Apart from selling produce, Panyanivej also provides training to students from the local agricultural college and has hosted more than 60 of them thus far. It employs five farmers, in their twenties, who have backgrounds in agriculture. It hosts open classrooms for local students, and interested tourists.
Nearly a decade after turning a project into social enterprise, Somchit says that a sustainable business model needs to balance four elements – social, economic, environmental and heart. “There is much more to develop and endless work to do when we are a social enterprise because we are not only working on the social and environment part, but we must work hard to generate enough income as well,” she said.
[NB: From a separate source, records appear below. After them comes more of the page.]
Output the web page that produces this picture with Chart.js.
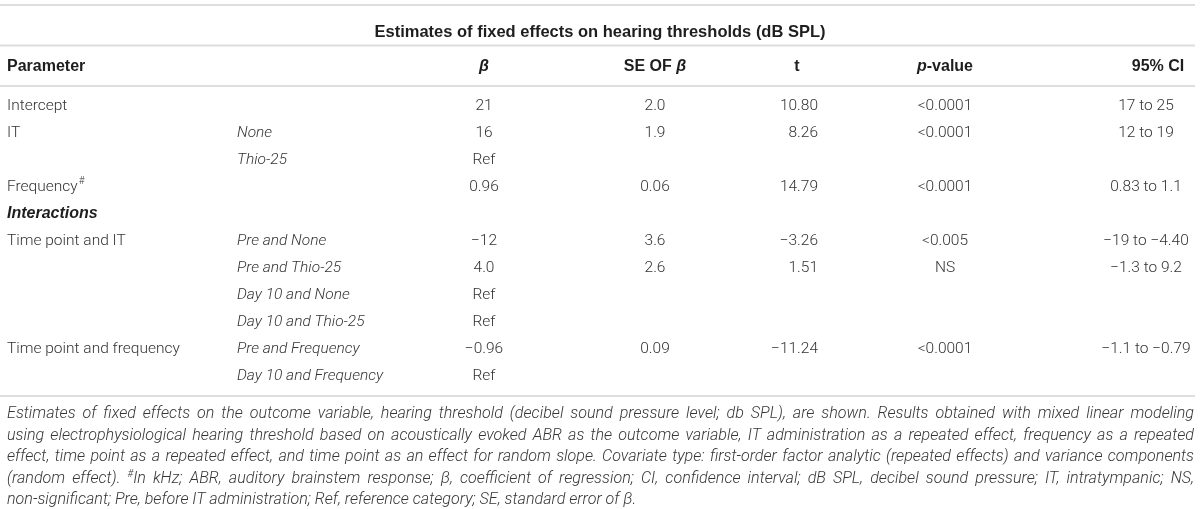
<!DOCTYPE html>
<html>
<head>
<meta charset="utf-8">
<script src="https://cdn.jsdelivr.net/npm/chart.js@4.4.1/dist/chart.umd.min.js"></script>
<style>
  html, body { margin: 0; padding: 0; background: #fff; }
  #wrap { position: relative; width: 1200px; height: 509px; overflow: hidden; }
  #table { position: absolute; left: 0; top: 0; }
  #note { position: absolute; left: 7px; width: 1187px; top: 402px; margin: 0;
          font: italic 300 16.1px/21.5px Roboto, "Liberation Sans", sans-serif; color: #363636; }
  #note div { text-align: justify; text-align-last: justify; white-space: nowrap; }
  #note div.last { text-align-last: left; }
  #note sup { font-size: 10px; line-height: 0; }
</style>
</head>
<body>
<div id="wrap">
  <canvas id="table" width="1200" height="509"></canvas>
  <div id="note">
    <div>Estimates of fixed effects on the outcome variable, hearing threshold (decibel sound pressure level; db SPL), are shown. Results obtained with mixed linear modeling</div>
    <div>using electrophysiological hearing threshold based on acoustically evoked ABR as the outcome variable, IT administration as a repeated effect, frequency as a repeated</div>
    <div>effect, time point as a repeated effect, and time point as an effect for random slope. Covariate type: first-order factor analytic (repeated effects) and variance components</div>
    <div>(random effect). <sup>#</sup>In kHz; ABR, auditory brainstem response; β, coefficient of regression; CI, confidence interval; dB SPL, decibel sound pressure; IT, intratympanic; NS,</div>
    <div class="last">non-significant; Pre, before IT administration; Ref, reference category; SE, standard error of β.</div>
  </div>
</div>
<script>
// table content
const tableTitle = "Estimates of fixed effects on hearing thresholds (dB SPL)";
const columnHeaders = ["Parameter", "", "β", "SE OF β", "t", "p-value", "95% CI"];
const rowLabels = ["Intercept", "IT", "", "Frequency#", "Interactions", "Time point and IT", "", "", "", "Time point and frequency", ""];
const levels = ["", "None", "Thio-25", "", "", "Pre and None", "Pre and Thio-25", "Day 10 and None", "Day 10 and Thio-25", "Pre and Frequency", "Day 10 and Frequency"];
const beta = ["21", "16", "Ref", "0.96", "", "−12", "4.0", "Ref", "Ref", "−0.96", "Ref"];
const seBeta = ["2.0", "1.9", "", "0.06", "", "3.6", "2.6", "", "", "0.09", ""];
const tValues = ["10.80", "8.26", "", "14.79", "", "−3.26", "1.51", "", "", "−11.24", ""];
const pValues = ["<0.0001", "<0.0001", "", "<0.0001", "", "<0.005", "NS", "", "", "<0.0001", ""];
const ci95 = ["17 to 25", "12 to 19", "", "0.83 to 1.1", "", "−19 to −4.40", "−1.3 to 9.2", "", "", "−1.1 to −0.79", ""];

const columns = [rowLabels, levels, beta, seBeta, tValues, pValues, ci95];
const rowKeys = rowLabels.map((_, i) => "row" + i);

// layout
const FONT = "Roboto, 'Liberation Sans', sans-serif";
const BOLD_FONT = "'Liberation Sans', Arial, sans-serif";
const colX = [7, 237, 484, 655, 818, 945, 1146];
const colAlign = ["left", "left", "center", "center", "right", "center", "center"];
const headerX = [7, 237, 484, 655, 797, 945, 1158];
const headerY = 67;
const ruleY = [5, 45.5, 86, 396];
const ink = "#333";

function runsFor(text) {
  // italic β and italic p in p-value
  if (text === "p-value") return [{ t: "p", it: true }, { t: "-value" }];
  return text.split(/(β)/).filter(s => s).map(s => ({ t: s, it: s === "β" }));
}

function drawRuns(ctx, runs, x, y, align, weight, size) {
  const fontOf = r => (r.it ? "italic " : "") + weight + " " + size + "px " + BOLD_FONT;
  let total = 0;
  runs.forEach(r => { ctx.font = fontOf(r); r.w = ctx.measureText(r.t).width; total += r.w; });
  let cx = align === "left" ? x : align === "right" ? x - total : x - total / 2;
  ctx.textAlign = "left";
  runs.forEach(r => { ctx.font = fontOf(r); ctx.fillText(r.t, cx, y); cx += r.w; });
}

const tablePlugin = {
  id: "tableText",
  afterDatasetsDraw(chart) {
    const ctx = chart.ctx;
    ctx.save();
    ctx.strokeStyle = "#dedede";
    ctx.lineWidth = 2;
    ruleY.forEach(y => {
      ctx.beginPath();
      ctx.moveTo(0, y);
      ctx.lineTo(1195, y);
      ctx.stroke();
    });

    ctx.textBaseline = "middle";
    ctx.fillStyle = "#1e1e1e";
    columnHeaders.forEach((h, c) => {
      if (!h) return;
      drawRuns(ctx, runsFor(h), headerX[c], headerY, c < 2 ? "left" : "center", "bold", 16);
    });

    chart.data.datasets.forEach((ds, c) => {
      const meta = chart.getDatasetMeta(c);
      meta.data.forEach((pt, i) => {
        let txt = columns[c][i];
        if (!txt) return;
        if (txt === "Interactions") {
          ctx.fillStyle = "#1e1e1e";
          ctx.font = "italic bold 16px " + BOLD_FONT;
        } else {
          ctx.fillStyle = ink;
          ctx.font = (c === 1 ? "italic 300" : "300") + " 15.5px " + FONT;
        }
        const sup = txt.endsWith("#");
        if (sup) txt = txt.slice(0, -1);
        const w = ctx.measureText(txt).width;
        let x = colAlign[c] === "left" ? pt.x : colAlign[c] === "right" ? pt.x - w : pt.x - w / 2;
        ctx.textAlign = "left";
        ctx.fillText(txt, x, pt.y);
        if (sup) {
          ctx.font = "300 10px " + FONT;
          ctx.fillText("#", x + w + 1, pt.y - 6);
        }
      });
    });
    ctx.restore();
  }
};

new Chart(document.getElementById("table"), {
  type: "scatter",
  data: {
    datasets: columns.map((col, c) => ({
      label: columnHeaders[c] || "Level",
      data: col.map((_, i) => ({ x: colX[c], y: rowKeys[i] })),
      pointRadius: 0,
      pointHoverRadius: 0
    }))
  },
  options: {
    responsive: false,
    animation: false,
    events: [],
    layout: { padding: { top: 0, left: 0, right: 0, bottom: 119.5 } },
    plugins: {
      legend: { display: false },
      tooltip: { enabled: false },
      title: {
        display: true,
        text: tableTitle,
        color: "#1e1e1e",
        font: { family: BOLD_FONT, size: 16.5, weight: "bold", lineHeight: 1.2 },
        padding: { top: 22.5, bottom: 50.2 }
      }
    },
    scales: {
      x: { type: "linear", display: false, min: 0, max: 1200 },
      y: { type: "category", labels: rowKeys, offset: true, display: false }
    }
  },
  plugins: [tablePlugin]
});
</script>
</body>
</html>
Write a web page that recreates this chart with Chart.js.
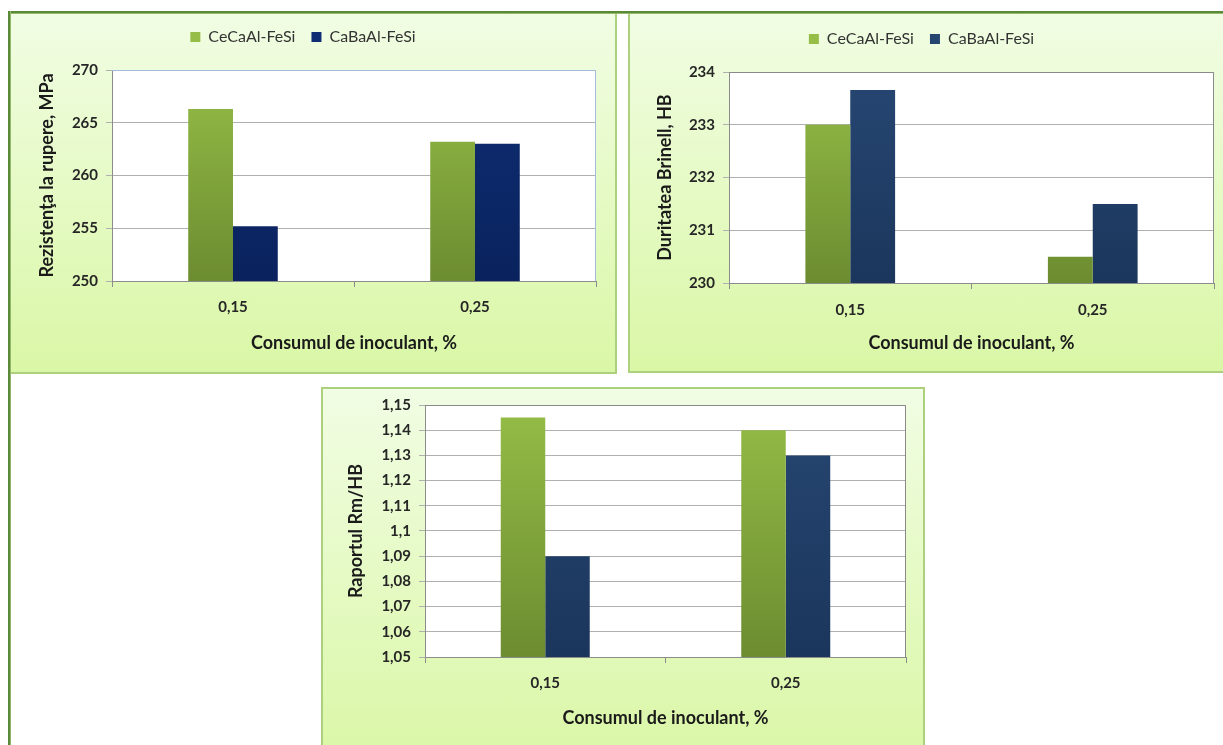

Phommalok and Panvanivej highlight how acquiring more self-reliance at the individual level, by producing more of one’s own food, can seem small but have potentially big impacts at a time when sustainability is very much about meeting basic food needs. For many these days, eating well means living well.
“Working just to earn money alone is not worth it,” Chanthaly said. “Apart from [bringing in] money, work should be able to give us happiness, freedom, good health and be able to support others and create value in other aspects.”